▸ Instructions to follow
Show every line in the entries below where the word "this" appears.

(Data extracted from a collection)
★ ★ ★ ★
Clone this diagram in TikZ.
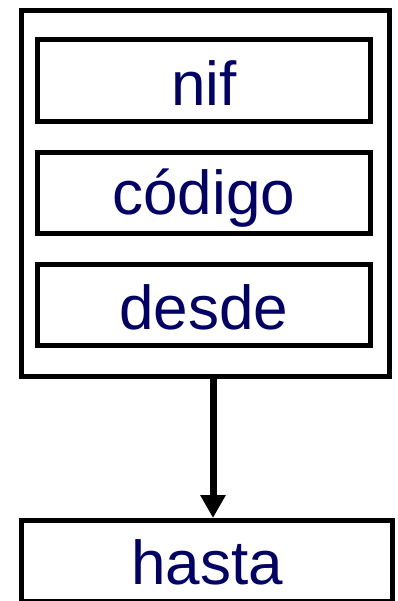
\documentclass[tikz,border=0pt]{standalone}
\usepackage{fontspec}
\setmainfont{Liberation Sans}
\usetikzlibrary{arrows.meta}
\definecolor{navy}{RGB}{0,0,102}
\begin{document}
\begin{tikzpicture}[x=1pt,y=-1pt,
  frame/.style={draw=black, line width=5pt, inner sep=0pt, outer sep=0pt, anchor=north west},
  field/.style={frame, inner xsep=0pt, inner ysep=0pt, font=\fontsize{62}{62}\selectfont, text=navy},
  link/.style={line width=7pt, -{Triangle[length=23pt,width=24pt]}}
]
\useasboundingbox (0,0) rectangle (397,601);
\fill[white] (0,0) rectangle (397,601);
\node[frame, minimum width=367.5pt, minimum height=365pt] (outer) at (21.5,11) {};
\node[field, minimum width=332.5pt, text height=66pt, text depth=15.5pt] (nif) at (37.5,40) {nif};
\node[field, minimum width=332.5pt, text height=62.5pt, text depth=18.5pt] (codigo) at (37.5,152.5) {código};
\node[field, minimum width=332.5pt, text height=64.5pt, text depth=16.5pt] (desde) at (37.5,264.5) {desde};
\node[field, minimum width=371pt, text height=63.5pt, text depth=17.5pt] (hasta) at (21.5,520.5) {hasta};
\draw[link] ([xshift=7.75pt]outer.south) -- ([xshift=7.75pt,yshift=2.5pt]outer.south |- hasta.north);
\end{tikzpicture}
\end{document}
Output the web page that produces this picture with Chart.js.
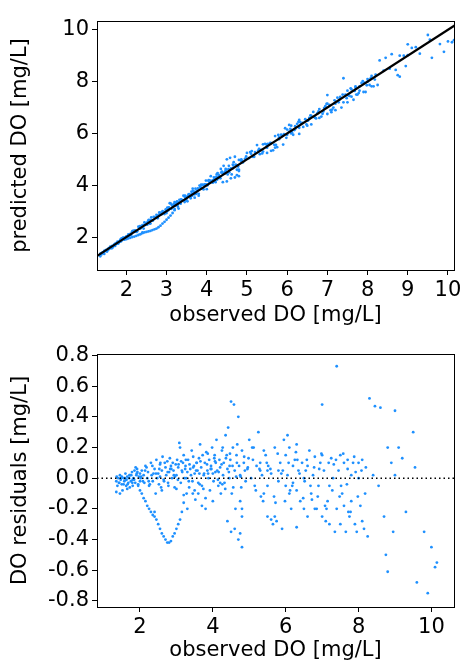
<!DOCTYPE html>
<html><head><meta charset="utf-8">
<script src="https://cdn.jsdelivr.net/npm/chart.js@4"></script>
<style>body{margin:0;background:#fff}canvas{display:block}</style>
</head><body>
<div style="width:474px;height:330px"><canvas id="c1"></canvas></div>
<div style="width:474px;height:335px"><canvas id="c2"></canvas></div>
<script>
const observedDO=[1.35,1.36,1.38,1.4,1.42,1.45,1.47,1.5,1.5,1.52,1.55,1.57,1.6,1.62,1.63,1.65,1.68,1.7,1.72,1.73,1.75,1.78,1.8,1.82,1.85,1.87,1.9,1.92,1.95,1.97,2.0,2.0,1.35,1.45,1.55,1.65,1.8,1.88,
1.95,2.0,2.05,2.1,2.15,2.2,2.25,2.3,2.35,2.4,2.4,2.45,2.5,2.55,2.6,2.65,2.7,2.75,2.8,2.85,2.9,2.95,3.0,3.05,3.1,3.15,3.2,
2.05,2.1,2.12,2.15,2.2,2.22,2.25,2.3,2.32,2.35,2.4,2.45,2.47,2.5,2.52,2.55,2.6,2.62,2.65,2.7,2.72,2.75,2.78,2.8,2.82,2.85,2.88,2.9,2.92,2.95,3.0,3.02,3.05,3.08,3.1,3.12,3.15,3.18,3.2,3.22,3.25,3.28,3.3,3.32,3.35,3.38,3.4,3.42,3.45,3.48,3.5,3.52,3.55,3.58,3.6,3.62,3.65,3.68,3.7,3.72,3.75,3.78,3.8,3.82,3.85,3.88,3.9,3.92,3.95,3.98,4.0,4.02,4.05,4.08,4.1,4.12,4.15,4.18,4.2,4.22,4.25,4.28,4.3,4.32,4.35,4.38,4.4,4.42,4.45,4.48,4.5,4.52,4.55,4.58,4.6,4.62,4.65,4.7,4.72,4.75,4.8,4.85,4.9,4.95,5.0,5.05,5.1,5.15,5.2,5.25,5.3,5.35,5.4,5.45,5.5,
3.3,3.5,3.6,3.7,3.8,4.0,4.2,4.4,4.5,4.6,4.7,4.75,4.8,4.75,4.8,4.8,3.0,3.2,2.6,2.55,
5.5,5.6,5.65,5.7,5.75,5.8,5.85,5.9,5.95,6.0,6.0,6.05,6.1,6.1,6.15,6.2,6.2,6.25,6.3,6.3,6.35,6.4,6.45,6.5,6.5,6.55,6.6,6.65,6.7,6.75,6.8,6.85,6.9,6.95,7.0,7.0,7.05,7.1,7.15,7.2,7.25,7.3,7.35,7.4,7.4,7.45,7.5,7.5,7.55,7.6,7.65,7.7,7.75,7.8,7.8,7.85,7.9,7.95,8.0,8.0,8.05,8.1,8.15,8.2,8.25,8.3,8.4,8.45,8.55,8.6,8.7,8.75,8.8,8.8,8.9,8.95,9.0,9.1,9.2,9.3,9.0,9.5,9.55,9.6,9.8,9.9,10.0,10.1,10.15,5.6,5.7,6.05,6.3,5.4,5.5,6.8,7.2,7.6,5.3,5.8,6.6,7.0,7.7,8.1,
1.43,1.58,1.66,1.76,1.84,1.93,2.03,2.08,2.18,2.27,2.37,2.43,2.53,2.58,2.68,2.77,2.83,2.93,2.98,3.04,3.13,3.24,3.27,3.36,3.44,3.46,3.54,3.63,3.66,3.74,3.84,3.87,3.94,4.04,4.07,4.14,4.24,4.27,4.34,4.44,4.47,4.54,4.64,4.67,4.78,4.88,4.98,5.08,5.18,5.28,5.38,5.48,5.58,5.68,5.78,5.88,5.98,6.08,6.18,6.28,6.38,6.48,6.58,6.68,6.78,6.88,6.98,7.08,7.18,7.28,7.38,7.48,7.58,7.68,7.78,7.88,7.98,8.08,8.18,
1.48,1.61,1.71,1.79,1.91,2.02,2.14,2.24,2.34,2.44,2.56,2.66,2.76,2.86,2.96,3.06,3.16,3.26,3.34,3.46,3.56,3.64,3.76,3.86,3.96,4.06,4.16,4.26,4.36,4.46,4.56,4.66,4.76,4.86,4.96,5.12,5.32,5.52,5.72,5.92,6.12,6.32,6.52,6.72,6.92,7.12,7.32,7.52,7.72,7.92];
const residualsDO=[-0.02,0.01,-0.05,0.0,-0.03,0.02,-0.01,-0.04,0.01,-0.08,0.0,-0.02,0.03,-0.05,-0.01,0.01,-0.03,0.0,-0.06,0.02,-0.02,0.04,-0.01,0.0,0.05,-0.03,0.02,0.06,-0.04,0.01,0.03,-0.02,-0.09,-0.1,-0.04,-0.07,-0.05,0.07,
-0.05,-0.08,-0.1,-0.13,-0.15,-0.18,-0.2,-0.22,-0.24,-0.22,-0.25,-0.27,-0.3,-0.33,-0.36,-0.38,-0.4,-0.42,-0.42,-0.41,-0.38,-0.36,-0.33,-0.3,-0.27,-0.22,-0.16,
0.05,0.02,-0.03,0.08,0.0,0.04,-0.05,0.1,0.02,-0.02,0.06,0.12,0.0,0.03,-0.04,0.09,0.05,0.14,-0.01,0.07,0.02,0.11,-0.05,0.04,0.13,0.08,0.0,0.1,0.05,-0.06,0.02,0.12,0.07,0.23,0.2,-0.03,0.05,0.1,0.15,0.0,0.08,-0.1,0.04,0.12,-0.06,0.06,0.02,0.18,-0.1,0.08,0.03,-0.14,0.1,0.05,-0.03,0.13,0.22,0.07,-0.05,0.15,0.02,0.1,-0.13,0.17,0.05,0.0,0.12,-0.08,0.08,0.2,0.03,-0.02,0.15,0.1,0.25,0.05,-0.05,0.12,0.07,-0.1,0.18,0.02,0.1,-0.03,0.28,0.15,0.06,0.33,0.0,0.12,0.5,-0.1,0.2,0.48,0.05,-0.2,0.15,0.4,0.08,0.02,0.18,0.1,-0.02,0.06,0.25,0.0,0.12,-0.05,0.08,0.3,0.1,0.02,-0.1,0.15,0.05,
-0.2,-0.08,-0.1,-0.18,-0.2,-0.15,-0.03,-0.28,-0.35,-0.33,-0.4,-0.36,-0.45,-0.15,-0.25,-0.2,-0.07,-0.11,-0.08,0.01,
-0.25,-0.27,-0.3,-0.25,-0.28,0.05,0.1,-0.33,0.25,0.15,-0.05,0.02,-0.1,0.2,-0.2,0.08,-0.03,0.12,-0.08,-0.32,0.05,-0.15,0.1,0.0,-0.2,0.05,-0.25,0.18,-0.1,0.02,0.14,-0.2,-0.05,0.1,0.48,-0.25,0.05,-0.28,-0.15,-0.05,0.13,0.0,-0.35,0.73,-0.2,0.05,0.15,-0.3,-0.1,0.1,-0.35,0.12,-0.25,0.02,-0.15,0.1,-0.3,-0.35,0.0,0.1,-0.18,-0.28,-0.33,0.07,-0.38,0.52,0.02,0.47,-0.05,0.46,-0.25,-0.5,0.2,-0.61,0.1,-0.35,0.02,0.2,0.13,-0.22,0.44,0.3,0.07,-0.68,-0.35,-0.75,-0.45,-0.58,-0.55,0.03,0.2,0.28,0.22,0.18,-0.05,-0.2,-0.3,-0.18,0.05,-0.02,0.08,0.15,0.06,0.12,
-0.03,0.0,-0.04,0.02,-0.01,0.04,0.01,-0.02,0.07,-0.04,0.03,-0.1,0.06,-0.06,0.1,-0.03,0.06,0.02,0.09,-0.01,0.11,0.06,0.0,0.09,-0.02,0.14,0.05,0.03,0.11,-0.07,0.09,0.03,0.06,0.13,0.04,-0.01,0.09,0.2,-0.07,0.04,0.16,0.08,0.01,0.22,-0.06,0.05,0.13,0.2,-0.08,0.06,-0.15,0.1,0.06,-0.12,0.16,0.03,-0.15,0.1,-0.05,0.17,0.03,-0.13,0.12,-0.05,0.07,-0.12,0.16,-0.18,0.1,-0.08,0.12,-0.12,0.16,-0.04,-0.22,0.14,-0.12,0.05,-0.1,
0.0,-0.01,0.02,-0.03,0.03,0.0,0.05,-0.02,0.08,0.03,0.1,-0.02,0.04,0.06,0.01,0.09,0.04,0.12,-0.02,0.07,0.1,-0.04,0.03,0.16,0.06,0.11,0.04,-0.04,0.13,0.08,-0.06,0.1,0.01,0.14,0.07,0.2,-0.12,0.08,-0.16,0.05,-0.08,0.12,-0.02,-0.14,0.06,-0.2,0.09,-0.05,-0.22,0.04];
const topXTicks=[2,3,4,5,6,7,8,9,10];
const topYTicks=[2,4,6,8,10];
const botXTicks=[2,4,6,8,10];
const botYTicks=[-0.8,-0.6,-0.4,-0.2,0.0,0.2,0.4,0.6,0.8];

const F={family:'DejaVu Sans',size:21};
const blue='#1e90ff';
function axis(ticks,min,max,title,isY,size,fmt){
  return {type:'linear',min,max,
    border:{color:'#000',width:1},
    grid:{drawOnChartArea:false,color:'#000',tickLength:5,drawTicks:true},
    ticks:{color:'#000',font:F,padding:3,autoSkip:false,maxRotation:0,callback:v=>fmt?v.toFixed(1):v},
    title:{display:true,text:title,color:'#000',font:F,padding:{top:0,bottom:2}},
    afterBuildTicks:s=>{s.ticks=ticks.map(v=>({value:v}));},
    afterFit:s=>{if(isY)s.width=size;else s.height=size;}
  };
}
function mirror(min,max){return {type:'linear',min,max,display:true,border:{color:'#000'},grid:{display:false},ticks:{display:false}};}
const scatterPts=observedDO.map((x,i)=>({x,y:+(x+residualsDO[i]).toFixed(2)}));
const resPts=observedDO.map((x,i)=>({x,y:residualsDO[i]}));
const common={responsive:true,maintainAspectRatio:false,animation:false,plugins:{legend:{display:false},tooltip:{enabled:false}}};
new Chart(document.getElementById('c1'),{type:'scatter',
  data:{datasets:[
    {data:scatterPts,backgroundColor:blue,borderWidth:0,pointRadius:1.4,order:2},
    {type:'line',data:[{x:1.2,y:1.2},{x:10.4,y:10.4}],borderColor:'#000',borderWidth:2.2,pointRadius:0,order:1}
  ]},
  options:{...common,layout:{padding:{top:13,right:12,left:8,bottom:0}},
    scales:{x:axis(topXTicks,1.27,10.15,'observed DO [mg/L]',false,60),
      y:axis(topYTicks,0.73,10.34,'predicted DO [mg/L]',true,89),
      x2:{...mirror(1.27,10.15),position:'top',axis:'x'},y2:{...mirror(0.73,10.34),position:'right',axis:'y'}}}
});
new Chart(document.getElementById('c2'),{type:'scatter',
  data:{datasets:[
    {data:resPts,backgroundColor:blue,borderWidth:0,pointRadius:1.4,order:2},
    {type:'line',data:[{x:0.82,y:0},{x:10.62,y:0}],borderColor:'#000',borderWidth:1.5,borderDash:[1.5,3],pointRadius:0,order:1}
  ]},
  options:{...common,layout:{padding:{top:16,right:12,left:8,bottom:0}},
    scales:{x:axis(botXTicks,0.82,10.62,'observed DO [mg/L]',false,58),
      y:axis(botYTicks,-0.84,0.81,'DO residuals [mg/L]',true,89,true),
      x2:{...mirror(0.82,10.62),position:'top',axis:'x'},y2:{...mirror(-0.84,0.81),position:'right',axis:'y'}}}
});
</script></body></html>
★ ★ ★ ★
▸ Task output
Clone this diagram in TikZ.
Output the web page that produces this picture with Chart.js.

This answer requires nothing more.